关于这门科学,很难避开邪路,其中隐藏着许多毒素,容易和药物鱼目混珠。
在这儿你也得专守一隅,发誓要信奉老师的言语。
总而言之——把言语当作典模!
你便通过安全的门户,进入妥当的庙宇。
学生:
可是语言总得有点意义。
靡非斯陀:
很好!不过也用不着过份拘泥;
往往在没有意义的地方,恰好需要言语。
用言语可以争论不休,用言语可以组成体系,凭言语可以深信不疑,每句话不许扣掉一分一厘。
学生:
对不起,我问了许多,把您麻烦,但是我还得请教一番。
关于医学方面,能否不吝九鼎一言?
三年未免过短,天呀,医学的范围实在太宽。
倘使高明略加指点,以后就可以继续索探。
靡非斯陀:
(自语)
枯燥的腔调我已经厌烦,还是使用魔鬼的语言。
(高声)
医学的精神容易心领;
你把大小宇宙都研究分明,归根到底,这是听天由命。
你用不着为学问东奔西驰,每人都只学习他能够学到的东西;
只要你不把机会坐失,就算是个上等名医。
你的身体倒还结实,胆量想也略有一些,只要你敢于自信,别人也就信你。
对待妇女要特别留意!
女人总爱叫苦喊痛,病状有千科百种,而治疗的法儿是从一点着手。
只要你做得相当庄重,她们就会入你的牢笼。
首先,用学位使得她们相信,认为你的医道超过别人;
其次,为了表示欢迎,抚摸别人许多年才敢碰的各个部分,还要把脉搏按清,眼光要热烈而又机灵,大胆抚摸苗条的腰身,看腰带儿缠得多紧。
学生:
这个不用担心!
常言道:“福至则心灵。

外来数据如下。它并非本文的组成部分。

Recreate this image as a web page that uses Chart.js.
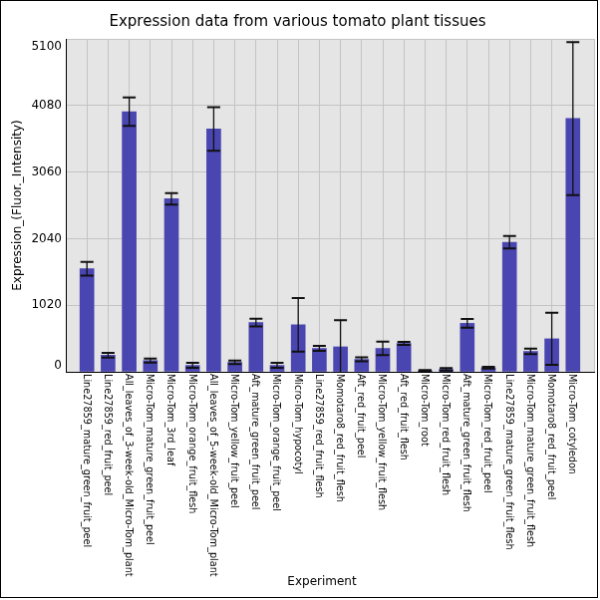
<!DOCTYPE html>
<html>
<head>
<meta charset="utf-8">
<script src="https://cdn.jsdelivr.net/npm/chart.js@4"></script>
<style>
  html, body { margin: 0; padding: 0; background: #fff; }
  canvas { display: block; border: 1px solid #000; }
</style>
</head>
<body>
<canvas id="c" width="598" height="598"></canvas>
<script>
const categories = [
  "Line27859_mature_green_fruit_peel",
  "Line27859_red_fruit_peel",
  "All_leaves_of_3-week-old_Micro-Tom_plant",
  "Micro-Tom_mature_green_fruit_peel",
  "Micro-Tom_3rd_leaf",
  "Micro-Tom_orange_fruit_flesh",
  "All_leaves_of_5-week-old_Micro-Tom_plant",
  "Micro-Tom_yellow_fruit_peel",
  "Aft_mature_green_fruit_peel",
  "Micro-Tom_orange_fruit_peel",
  "Micro-Tom_hypocotyl",
  "Line27859_red_fruit_flesh",
  "Momotaro8_red_fruit_flesh",
  "Aft_red_fruit_peel",
  "Micro-Tom_yellow_fruit_flesh",
  "Aft_red_fruit_flesh",
  "Micro-Tom_root",
  "Micro-Tom_red_fruit_flesh",
  "Aft_mature_green_fruit_flesh",
  "Micro-Tom_red_fruit_peel",
  "Line27859_mature_green_fruit_flesh",
  "Micro-Tom_mature_green_fruit_flesh",
  "Momotaro8_red_fruit_peel",
  "Micro-Tom_cotyledon"
];
const expression = [1580, 255, 3985, 172, 2650, 98, 3720, 145, 755, 98, 720,
                    358, 382, 190, 358, 435, 18, 38, 742, 63, 1985, 312, 505, 3880];
const errors = [105, 36, 218, 30, 88, 38, 335, 28, 60, 38, 410,
                38, 410, 30, 102, 24, 8, 18, 66, 14, 95, 42, 398, 1172];
const yTicks = [0, 1020, 2040, 3060, 4080, 5100];

const title = "Expression data from various tomato plant tissues";
const yTitle = "Expression_(Fluor._Intensity)";
const xTitle = "Experiment";
const FONT = "'DejaVu Sans', sans-serif";

const barData = expression.map((v, i) => ({ x: i, y: v }));

const bgPlugin = {
  id: 'plotBg',
  beforeDraw(chart) {
    const { ctx, chartArea: a } = chart;
    ctx.save();
    ctx.fillStyle = '#e5e5e5';
    ctx.fillRect(a.left, a.top, a.right - a.left, a.bottom - a.top);
    ctx.restore();
  }
};

const errPlugin = {
  id: 'errBars',
  afterDatasetsDraw(chart) {
    const { ctx, chartArea: a } = chart;
    const xs = chart.scales.x, ys = chart.scales.y;
    ctx.save();
    ctx.beginPath();
    ctx.rect(a.left, a.top - 2, a.right - a.left, a.bottom - a.top + 2);
    ctx.clip();
    ctx.strokeStyle = '#111';
    expression.forEach((v, i) => {
      const x = xs.getPixelForValue(i);
      const yt = ys.getPixelForValue(v + errors[i]);
      const yb = ys.getPixelForValue(v - errors[i]);
      ctx.lineWidth = 1.3;
      ctx.beginPath();
      ctx.moveTo(x, yt); ctx.lineTo(x, yb); ctx.stroke();
      ctx.lineWidth = 2;
      ctx.beginPath();
      ctx.moveTo(x - 6.5, yt); ctx.lineTo(x + 6.5, yt);
      ctx.moveTo(x - 6.5, yb); ctx.lineTo(x + 6.5, yb);
      ctx.stroke();
    });
    ctx.restore();
  }
};

const labelPlugin = {
  id: 'labels',
  afterDraw(chart) {
    const { ctx, chartArea: a } = chart;
    const xs = chart.scales.x, ys = chart.scales.y;
    ctx.save();
    ctx.fillStyle = '#000';
    ctx.font = "9.7px " + FONT;
    ctx.textAlign = 'left';
    ctx.textBaseline = 'middle';
    categories.forEach((c, i) => {
      const x = xs.getPixelForValue(i);
      ctx.save();
      ctx.translate(x - 1, a.bottom + 2);
      ctx.rotate(Math.PI / 2);
      ctx.fillText(c, 0, 0);
      ctx.restore();
    });
    ctx.font = "12px " + FONT;
    ctx.textAlign = 'right';
    ctx.textBaseline = 'middle';
    yTicks.forEach(t => {
      let y = ys.getPixelForValue(t);
      y = Math.min(Math.max(y, a.top + 8), a.bottom - 6);
      ctx.fillText(String(t), a.left - 4, y);
    });
    ctx.textAlign = 'center';
    ctx.textBaseline = 'middle';
    ctx.fillText(xTitle, (a.left + a.right) / 2 - 8, 583);
    ctx.restore();
  }
};

new Chart(document.getElementById('c'), {
  type: 'bar',
  data: {
    datasets: [{
      data: barData,
      backgroundColor: '#4a46b1',
      borderWidth: 0,
      barThickness: 14
    }]
  },
  options: {
    responsive: false,
    devicePixelRatio: 1,
    animation: false,
    layout: { padding: { left: 0, right: 3, top: 0, bottom: 0 } },
    plugins: {
      legend: { display: false },
      tooltip: { enabled: false },
      title: {
        display: true,
        text: title,
        color: '#000',
        font: { family: FONT, size: 15, weight: 'normal' },
        padding: { top: 12, bottom: 8 }
      }
    },
    scales: {
      x: {
        type: 'linear',
        offset: false,
        min: -1,
        max: 24,
        ticks: { display: false, stepSize: 1 },
        grid: { color: '#c4c4c4', lineWidth: 1, drawTicks: false, offset: false },
        border: { display: true, color: '#000', width: 1 },
        afterFit(scale) { scale.height = 226; }
      },
      y: {
        min: 0,
        max: 5100,
        afterBuildTicks(scale) { scale.ticks = yTicks.map(v => ({ value: v })); },
        ticks: { display: false },
        grid: { color: '#c4c4c4', lineWidth: 1, drawTicks: false },
        border: { display: true, color: '#000', width: 1 },
        title: {
          display: true,
          text: yTitle,
          color: '#000',
          font: { family: FONT, size: 12 },
          padding: { top: 10, bottom: 4 }
        },
        afterFit(scale) { scale.width = 65; }
      }
    }
  },
  plugins: [bgPlugin, errPlugin, labelPlugin]
});
</script>
</body>
</html>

”
靡非斯陀:
灰色啊,亲爱的朋友,是一切的理论,而生活的金树长青。
学生:
我向您发誓,我好像做了一场梦!
我好不好下次再来打扰,敬请高明透彻启蒙。
靡非斯陀:
凡是我所能的,愿尽愚衷。
学生:
我不能空手回转,我得向先生递上纪念册子,请垂爱亲笔留言!
靡非斯陀:
十分高兴。
题字交还。
学生:
(念出)
尔等将如神,能知善与恶。
恭敬掩卷,告别而退。
靡非斯陀:
尽管按照这句古老格言去追随我那蛇姨,等到你有一天如神时就后悔莫及!
(浮士德出场)
浮士德:
现在咱们上哪儿去?
靡非斯陀:
随你高兴!
咱们先看小世界,再看大世界。
你免费上完这门课程,将多么受益,多么欢快!
浮士德:
但是,瞧我这部长长的胡须,不配再有轻松愉快的生活方式。
这次尝试不会成功;
我对这世界是太不相宜。
在别人面前我感到渺小,常常弄得进退失据。
靡非斯陀:
好朋友,船到桥下自然过;
只要你相信自己,便懂得如何生活。
浮士德:
咱们怎样从家里出去?
你在哪儿有车辆、仆人和马匹?
靡非斯陀:
咱们只消把这件大衣展开,它就会把咱们向空中运载。
你这次迈开勇敢的步伐,切不可把大件行李携带。
我准备一点儿发火的气体,它使我们飘然离开大地。